The pull back of the interior product form is
$$
\phi^*(Y\lrcorner\mu)=X\lrcorner \phi^*\mu=X\lrcorner (f\nu).
$$
The pullback commutes with exterior derivative, and so
$$
\phi^*d(Y\lrcorner\mu)=d(\phi^*(Y\lrcorner\mu))=d(X\lrcorner f\nu)=\mathcal{L}_X(f\nu),
$$
where we've again used the Cartan's formula.

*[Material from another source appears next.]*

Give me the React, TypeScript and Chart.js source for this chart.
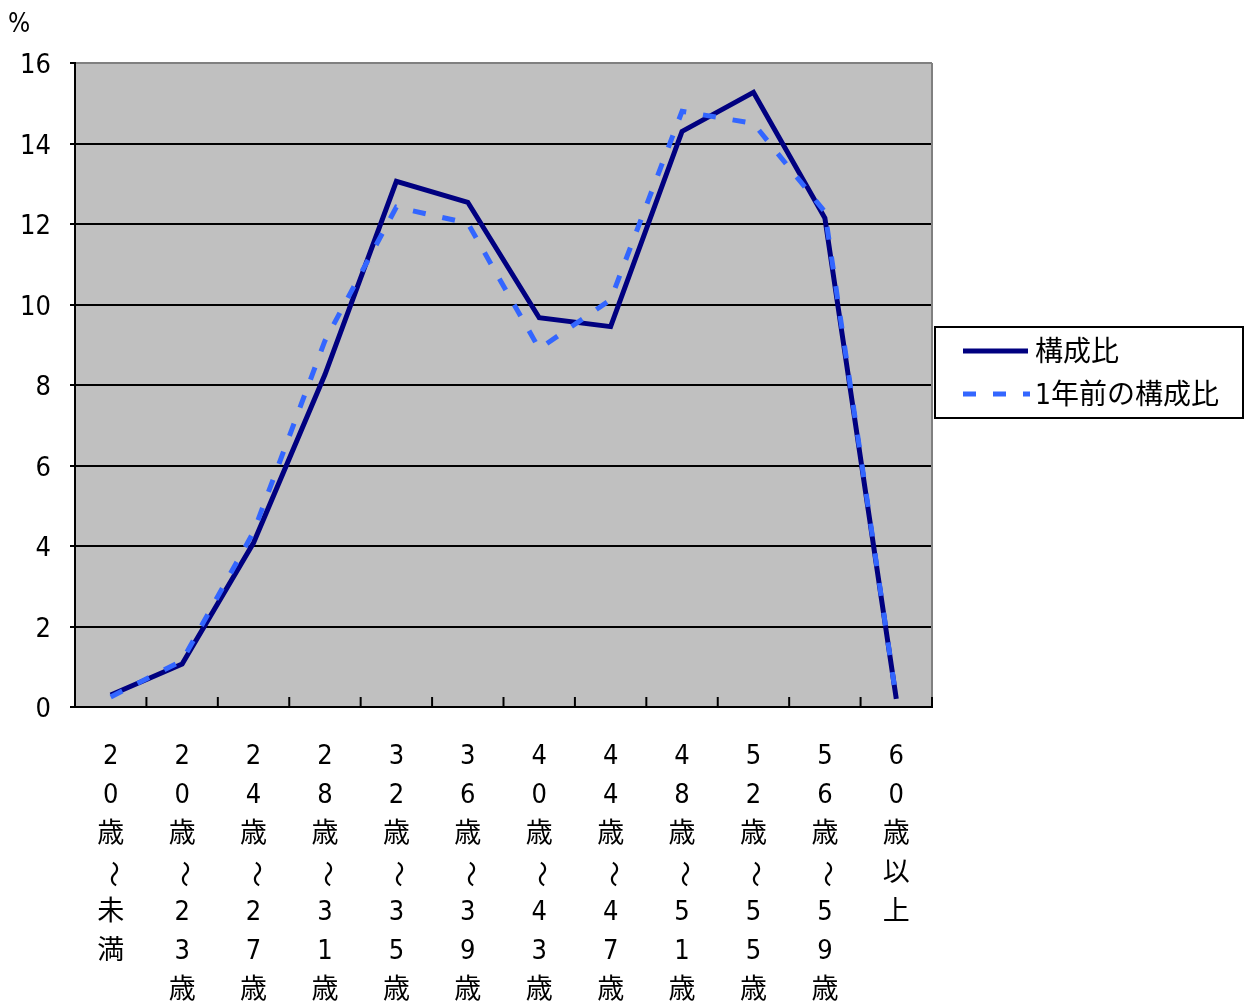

We will now use properties of Lie derivative and the atiderivation of the inner product to show that
$$
\mathcal{L}_X(f\nu)=(\mathcal{L}_X\;f)\nu +f\mathcal{L}_X\nu=\\
(X\lrcorner df)\nu+\left(\mathcal{L}_{fX}(\nu)-df\wedge(X\lrcorner\nu) \right)=\\
\mathcal{L}_{fX}(\nu)+\left((X\lrcorner df)\nu -df\wedge(X\lrcorner\nu) \right)=\\
=\mathcal{L}_{fX}(\nu)+X\lrcorner(df\wedge\nu)=\\
\mathcal{L}_{fX}(\nu)+0=\operatorname{div}(fX)\nu.
$$
Therefore,
$$\phi^*((\operatorname{div} Y)\mu)=\operatorname{div}(fX)\nu,$$
which suggests that the original volume form $\nu$ may change due to both divergence of the field along which we observe it and the mapping with the determinant scalar field $f$.